Exposição Querubim Lapa: Pintura e cerâmica
O percurso expositivo começa no piso 0, reportando o período de 1946 a 1959.
Tendo começado a pintar em 1945, Querubim Lapa afirma-se neorrealista, ainda estudante, e realiza desenhos e pinturas que modernizam a tradição realista. A vida precária e ambulante das subcamadas sociais, a pausa do trabalho explorado, muitas vezes ligada à vida do mar, e a condição da mulher, adquirem todo o protagonismo, implicando um trabalho de resistência à ditadura de Salazar.
No curso da década de 1950, dá-se uma inflexão na pintura do artista. Os temas sociais permanecem, agora mediados por um lirismo que favorece a abertura de cor e a volumetrização acentuada das formas, que tendem a abstratizar-se e a admitir formulações surrealizantes. A figura humana torna-se hierática e a pintura ganha valor escultórico.

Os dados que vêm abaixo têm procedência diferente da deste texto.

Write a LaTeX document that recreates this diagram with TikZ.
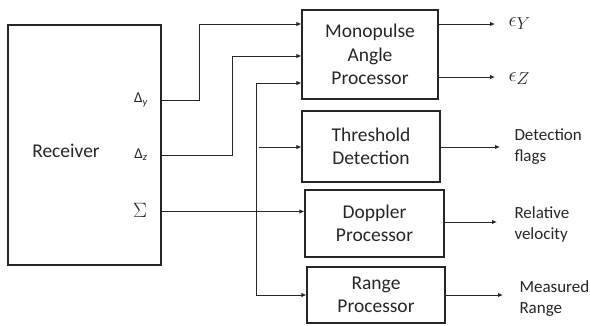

A aproximação da pintura à cerâmica intui-se e justifica o primeiro núcleo de cerâmica da exposição. A par dos grandes projetos de integração arquitetónica, iniciados em 1954, com o revestimento parietal do Centro Comercial do Restelo, em Lisboa, o artista concebe painéis cerâmicos para interiores diversos, a par de uma vasta linha de objetos decorativos que revisitam a cerâmica utilitária popular e a modernizam. Figuras híbridas, onde seres humanos, animais, vegetais e objetos se interrelacionam, formam um novo reportório bem-humorado assente num sistema de produção de peça única, que o artista pratica ao longo da sua obra.
Os quatro núcleos apresentados no piso 1 reúnem fases incontornáveis da produção artística de Querubim Lapa, desenvolvida entre as décadas de 1960 e 1990.
Os anos de 1962 e 1963 são fulcrais na sua cerâmica. Datam deste curto período as célebres intervenções na pastelaria Mexicana e da Casa da Sorte, em Lisboa, e o projeto para o Hotel do Mar, em Sesimbra.
É também nesta altura que o artista realiza uma ampla série de placas cerâmicas, baseadas na invenção de novas técnicas, assentes em contrastes de vidrados e de esmaltes. Os resultados estéticos são surpreendentes e variam entre a formação de aglomerados, misturas e separação de cores, passagens aquosas, craquelés, velaturas, transparências e opacidades. Neles encontramos figuras híbridas a caminho de uma desfiguração geral, obtida por efeitos expressivos que fundem a pintura na cerâmica.
Estes trabalhos são confrontados com uma série de placas mais tardias, desenvolvidas na década de 1970, que integram a técnica da assemblagem, onde o artista “cola”, combina e sobrepõe, pratos, crustáceos e carrancas de leão apropriados das fábricas de faiança Viúva Lamego e Bordalo Pinheiro sobre fundos mais lisos ou mais relevados, mais expressivos ou quase monocromáticos. De salientar também as experiências de escala e o formato recortado de algumas peças.
A pintura deste período percorre um trajeto análogo. Em 1963, o artista cria um conjunto de telas texturadas e expressivas, de pincelada rápida, gestual, que levam a forma até aos limites do seu reconhecimento através de uma linguagem informalista. Os corpos alongam-se, são rugosos, contorcidos, aproximam-se do grotesco ou dão lugar a explosões de cores irisadas. A ênfase sobre a materialidade da pintura supõe espontaneidade e a forma humana, quase primitiva, é intuída como argila bruta.
Em 1974, os Nenúfares de Claude Monet são usados como referência central numa nova série de pinturas. A tela e os elementos iconográficos das pinturas de Monet, são desmontados, metamorfoseados e reorganizados por Querubim Lapa, de modo a criar sobreposições e desdobramentos de planos que interrogam o espaço e os elementos da pintura. O tema da pintura é agora a própria pintura: a sua história e as suas convenções técnicas.
A exposição termina com um núcleo de painéis azulejares enxaquetados de composição geométrica, realizados entre 1992 e 1994. Reinterpretam os primórdios da azulejaria portuguesa, sobretudo do azulejo enxaquetado, verde e branco, do século XVI, que reveste as paredes da Sala dos Cisnes do Palácio Nacional de Sintra, e por vezes combinam outras técnicas: o engobe, o esponjado e o recorte. Podem articular insígnias, elementos biomórficos e efeitos de padrão; tensões entre ilusões óticas e aspetos da pintura concretista, e assumir a abstração plena, estabelecendo jogos percetivos e contiguidades entre as formas dos elementos interiores e o próprio formato dos painéis. No conjunto, constituem um exemplo maior da cerâmica pós-modernista em Portugal.